**INSTRUCTIONS TO FOLLOW**
Collect all lines from the records below that include the word "Rebuild".

Code that draws figures:
───

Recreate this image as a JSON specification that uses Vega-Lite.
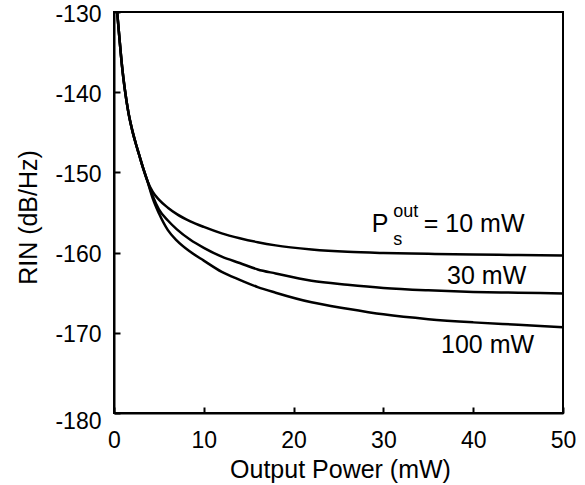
{
  "$schema": "https://vega.github.io/schema/vega-lite/v6.json",
  "width": 449,
  "height": 401,
  "autosize": "none",
  "padding": {"left": 114, "top": 12, "right": 22, "bottom": 72},
  "background": "white",
  "config": {
    "view": {"stroke": "black", "strokeWidth": 2},
    "font": "Liberation Sans",
    "axis": {
      "domainColor": "black", "domainWidth": 2,
      "tickColor": "black", "tickWidth": 2,
      "labelColor": "black", "labelFont": "Liberation Sans", "labelFontSize": 23,
      "titleColor": "black", "titleFont": "Liberation Sans", "titleFontSize": 25, "titleFontWeight": "normal",
      "grid": false
    }
  },
  "layer": [
    {
      "data": {"values": [
        {"s": "10", "p": 0.35, "rin": -130}, {"s": "10", "p": 0.6, "rin": -133.2}, {"s": "10", "p": 0.9, "rin": -136.8}, {"s": "10", "p": 1.2, "rin": -139.6}, {"s": "10", "p": 1.6, "rin": -142.5}, {"s": "10", "p": 2.0, "rin": -144.6}, {"s": "10", "p": 2.4, "rin": -146.3}, {"s": "10", "p": 2.8, "rin": -147.8}, {"s": "10", "p": 3.2, "rin": -149.3}, {"s": "10", "p": 3.7, "rin": -151.0},
        {"s": "10", "p": 4.3, "rin": -152.4}, {"s": "10", "p": 5.0, "rin": -153.4}, {"s": "10", "p": 6.0, "rin": -154.4}, {"s": "10", "p": 7.0, "rin": -155.2}, {"s": "10", "p": 8.5, "rin": -156.1}, {"s": "10", "p": 10, "rin": -156.8}, {"s": "10", "p": 12, "rin": -157.6}, {"s": "10", "p": 14, "rin": -158.2}, {"s": "10", "p": 16, "rin": -158.7}, {"s": "10", "p": 18, "rin": -159.1}, {"s": "10", "p": 22, "rin": -159.6}, {"s": "10", "p": 26, "rin": -159.9}, {"s": "10", "p": 30, "rin": -160.05}, {"s": "10", "p": 35, "rin": -160.15}, {"s": "10", "p": 40, "rin": -160.25}, {"s": "10", "p": 45, "rin": -160.3}, {"s": "10", "p": 50, "rin": -160.35},
        {"s": "30", "p": 0.35, "rin": -130}, {"s": "30", "p": 0.6, "rin": -133.2}, {"s": "30", "p": 0.9, "rin": -136.8}, {"s": "30", "p": 1.2, "rin": -139.6}, {"s": "30", "p": 1.6, "rin": -142.5}, {"s": "30", "p": 2.0, "rin": -144.6}, {"s": "30", "p": 2.4, "rin": -146.3}, {"s": "30", "p": 2.8, "rin": -147.8}, {"s": "30", "p": 3.2, "rin": -149.3}, {"s": "30", "p": 3.7, "rin": -151.0},
        {"s": "30", "p": 4.3, "rin": -152.9}, {"s": "30", "p": 5.0, "rin": -154.6}, {"s": "30", "p": 6.0, "rin": -156.0}, {"s": "30", "p": 7.0, "rin": -157.1}, {"s": "30", "p": 8.5, "rin": -158.4}, {"s": "30", "p": 10, "rin": -159.4}, {"s": "30", "p": 12, "rin": -160.5}, {"s": "30", "p": 14, "rin": -161.3}, {"s": "30", "p": 16, "rin": -162.1}, {"s": "30", "p": 18, "rin": -162.6}, {"s": "30", "p": 22, "rin": -163.5}, {"s": "30", "p": 26, "rin": -164.0}, {"s": "30", "p": 30, "rin": -164.4}, {"s": "30", "p": 35, "rin": -164.7}, {"s": "30", "p": 40, "rin": -164.9}, {"s": "30", "p": 45, "rin": -165.0}, {"s": "30", "p": 50, "rin": -165.1},
        {"s": "100", "p": 0.35, "rin": -130}, {"s": "100", "p": 0.6, "rin": -133.2}, {"s": "100", "p": 0.9, "rin": -136.8}, {"s": "100", "p": 1.2, "rin": -139.6}, {"s": "100", "p": 1.6, "rin": -142.5}, {"s": "100", "p": 2.0, "rin": -144.6}, {"s": "100", "p": 2.4, "rin": -146.3}, {"s": "100", "p": 2.8, "rin": -147.8}, {"s": "100", "p": 3.2, "rin": -149.3}, {"s": "100", "p": 3.7, "rin": -151.0},
        {"s": "100", "p": 4.3, "rin": -153.2}, {"s": "100", "p": 5.0, "rin": -155.1}, {"s": "100", "p": 6.0, "rin": -157.2}, {"s": "100", "p": 7.0, "rin": -158.5}, {"s": "100", "p": 8.5, "rin": -159.9}, {"s": "100", "p": 10, "rin": -161.0}, {"s": "100", "p": 12, "rin": -162.4}, {"s": "100", "p": 14, "rin": -163.4}, {"s": "100", "p": 16, "rin": -164.3}, {"s": "100", "p": 18, "rin": -165.0}, {"s": "100", "p": 22, "rin": -166.2}, {"s": "100", "p": 26, "rin": -167.0}, {"s": "100", "p": 30, "rin": -167.7}, {"s": "100", "p": 35, "rin": -168.3}, {"s": "100", "p": 40, "rin": -168.7}, {"s": "100", "p": 45, "rin": -169.0}, {"s": "100", "p": 50, "rin": -169.3}
      ]},
      "mark": {"type": "line", "color": "black", "strokeWidth": 2.5, "interpolate": "monotone", "clip": true},
      "encoding": {
        "x": {"field": "p", "type": "quantitative",
          "scale": {"domain": [0, 50], "nice": false, "zero": false},
          "axis": {"title": "Output Power (mW)", "values": [0, 10, 20, 30, 40, 50], "tickSize": -6, "labelPadding": 22, "labelFlush": false,
            "titleY": 64, "titleBaseline": "alphabetic", "titleX": 226}},
        "y": {"field": "rin", "type": "quantitative",
          "scale": {"domain": [-180, -130], "nice": false, "zero": false},
          "axis": {"title": "RIN (dB/Hz)", "values": [-180, -170, -160, -150, -140, -130], "tickSize": -6, "labelPadding": 19,
            "labelExpr": "'' + datum.value",
            "labelOffset": {"condition": {"test": "datum.value == -180", "value": 8}, "value": 2},
            "titleX": -86, "titleY": 205, "titleAngle": -90, "titleAlign": "center", "titleBaseline": "middle"}},
        "detail": {"field": "s", "type": "nominal"}
      }
    },
    {
      "data": {"values": [{"label": "30 mW", "p": 41.5, "rin": -162.9}, {"label": "100 mW", "p": 41.6, "rin": -171.5}]},
      "mark": {"type": "text", "fontSize": 25, "font": "Liberation Sans", "color": "black", "align": "center", "baseline": "middle"},
      "encoding": {"x": {"field": "p", "type": "quantitative"}, "y": {"field": "rin", "type": "quantitative"}, "text": {"field": "label"}}
    },
    {
      "data": {"values": [{"label": "P", "p": 28.7, "rin": -156.4}, {"label": "= 10 mW", "p": 34.5, "rin": -156.4}]},
      "mark": {"type": "text", "fontSize": 25, "font": "Liberation Sans", "color": "black", "align": "left", "baseline": "middle"},
      "encoding": {"x": {"field": "p", "type": "quantitative"}, "y": {"field": "rin", "type": "quantitative"}, "text": {"field": "label"}}
    },
    {
      "data": {"values": [{"label": "out", "p": 31.1, "rin": -154.9}, {"label": "s", "p": 31.1, "rin": -158.4}]},
      "mark": {"type": "text", "fontSize": 18, "font": "Liberation Sans", "color": "black", "align": "left", "baseline": "middle"},
      "encoding": {"x": {"field": "p", "type": "quantitative"}, "y": {"field": "rin", "type": "quantitative"}, "text": {"field": "label"}}
    }
  ]
}
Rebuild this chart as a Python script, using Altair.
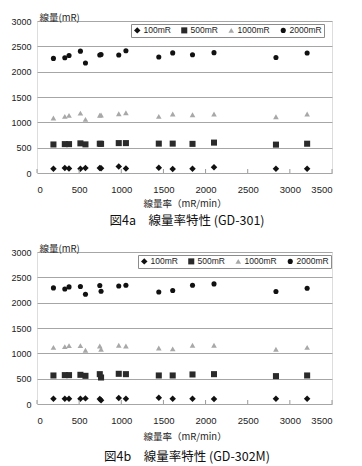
import altair as alt
import pandas as pd

series = ["100mR", "500mR", "1000mR", "2000mR"]
shapes = ["diamond", "square", "triangle-up", "circle"]
colors = ["#111111", "#2a2a2a", "#a8a8a8", "#111111"]
sizes = [42, 26, 38, 62]

x_ticks = [0, 500, 1000, 1500, 2000, 2500, 3000, 3500]
y_ticks = [0, 500, 1000, 1500, 2000, 2500, 3000]

rates = [195, 330, 380, 515, 575, 745, 760, 970, 1055, 1445, 1610, 1845, 2100, 2835, 3205]

# GD-301
a_100 = [85, 99, 90, 85, 99, 99, 95, 130, 88, 105, 80, 85, 112, 85, 85]
a_500 = [563, 570, 570, 585, 565, 578, 575, 590, 590, 580, 580, 575, 600, 560, 578]
a_1000 = [1085, 1118, 1138, 1183, 1059, 1140, 1145, 1170, 1190, 1118, 1164, 1150, 1164, 1111, 1164]
a_2000 = [2262, 2275, 2320, 2405, 2170, 2330, 2338, 2330, 2413, 2290, 2370, 2335, 2375, 2280, 2367]

# GD-302M
b_100 = [104, 104, 104, 104, 111, 98, 75, 117, 104, 124, 104, 104, 98, 104, 104]
b_500 = [563, 570, 570, 576, 556, 589, 523, 596, 589, 563, 563, 583, 589, 550, 563]
b_1000 = [1119, 1132, 1152, 1152, 1061, 1145, 1081, 1159, 1145, 1106, 1087, 1159, 1159, 1081, 1119]
b_2000 = [2291, 2271, 2311, 2318, 2167, 2338, 2226, 2330, 2344, 2212, 2239, 2344, 2370, 2219, 2285]

caption_a = "図4a　線量率特性 (GD-301)"
caption_b = "図4b　線量率特性 (GD-302M)"

W, H = 295, 152
LABEL_FONT = "Liberation Sans"
JP_FONT = "Noto Sans CJK JP"


def panel(vals, caption, lx, ly, lab_pad, title_y, cap_y):
    rows = []
    for s, v in zip(series, vals):
        for r, d in zip(rates, v):
            rows.append({"rate": r, "dose": d, "series": s})
    df = pd.DataFrame(rows)

    leg = alt.Legend(
        title=None, orient="none", legendX=lx, legendY=ly, direction="horizontal",
        columns=4, strokeColor="#8c8c8c", fillColor="white", padding=2,
        labelFont=LABEL_FONT, labelFontSize=8.5, labelColor="#222",
        labelOffset=2, columnPadding=9, symbolStrokeWidth=0.6,
    )
    x_axis = alt.Axis(values=x_ticks, format="d", title="線量率（mR/min）", grid=False,
                      ticks=False, domain=False, labelPadding=lab_pad,
                      labelFont=LABEL_FONT, labelFontSize=9.5, labelColor="#222",
                      titleFont=JP_FONT, titleFontSize=9.5, titleFontWeight="normal",
                      titleColor="#222", titleY=title_y, titleBaseline="middle")
    x_scale = alt.Scale(domain=[0, 3500], nice=False)
    pts = alt.Chart(df).mark_point(filled=True, opacity=1, strokeWidth=0.6).encode(
        x=alt.X("rate:Q", scale=x_scale, axis=x_axis),
        y=alt.Y("dose:Q", scale=alt.Scale(domain=[0, 3000], nice=False),
                axis=alt.Axis(values=y_ticks, format="d", title="線量(mR)", grid=True,
                              gridColor="#a6a6a6", gridWidth=1, ticks=False, domain=False,
                              labelPadding=6, labelFont=LABEL_FONT, labelFontSize=9,
                              labelColor="#222", titleFont=JP_FONT, titleFontSize=9.5,
                              titleFontWeight="normal", titleColor="#222", titleAngle=0,
                              titleX=2, titleY=-4, titleAlign="left",
                              titleBaseline="middle")),
        shape=alt.Shape("series:N", scale=alt.Scale(domain=series, range=shapes), legend=leg),
        color=alt.Color("series:N", scale=alt.Scale(domain=series, range=colors), legend=leg),
        size=alt.Size("series:N", scale=alt.Scale(domain=series, range=sizes), legend=leg),
    )
    ticks = alt.Chart(pd.DataFrame({"rate": x_ticks})).mark_rule(color="#9a9a9a", strokeWidth=1).encode(
        x=alt.X("rate:Q", scale=x_scale, axis=x_axis), y=alt.value(H), y2=alt.value(H - 4)
    )
    cap = alt.Chart(pd.DataFrame({"c": [caption]})).mark_text(
        font=JP_FONT, fontSize=12.5, fontWeight="normal", color="#111", baseline="middle", align="center"
    ).encode(text="c:N", x=alt.value(150), y=alt.value(cap_y))
    return alt.layer(pts, ticks, cap).properties(width=W, height=H)


top = panel([a_100, a_500, a_1000, a_2000], caption_a, 94, 3, 11, 30, 200)
bottom = panel([b_100, b_500, b_1000, b_2000], caption_b, 101, 3, 11, 32, 205)

chart = alt.vconcat(top, bottom, spacing=79, bounds="flush").resolve_scale(
    color="independent", shape="independent", size="independent"
).resolve_legend(
    color="independent", shape="independent", size="independent"
).properties(
    padding={"left": 2, "top": 3, "right": 2, "bottom": 2}
).configure_view(stroke="#9a9a9a", strokeWidth=1).configure(background="white")

chart.save("out.html", embed_options={"renderer": "svg", "actions": False})
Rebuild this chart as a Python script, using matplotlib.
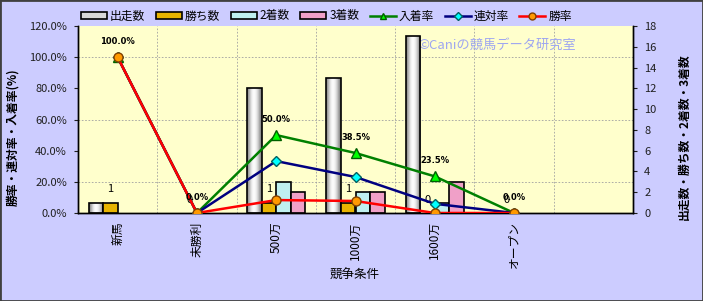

───

**ANSWER FOR THE TASK**
Rebuild this chart as a Python script, using Altair.
Rebuild this chart as a Python script, using matplotlib.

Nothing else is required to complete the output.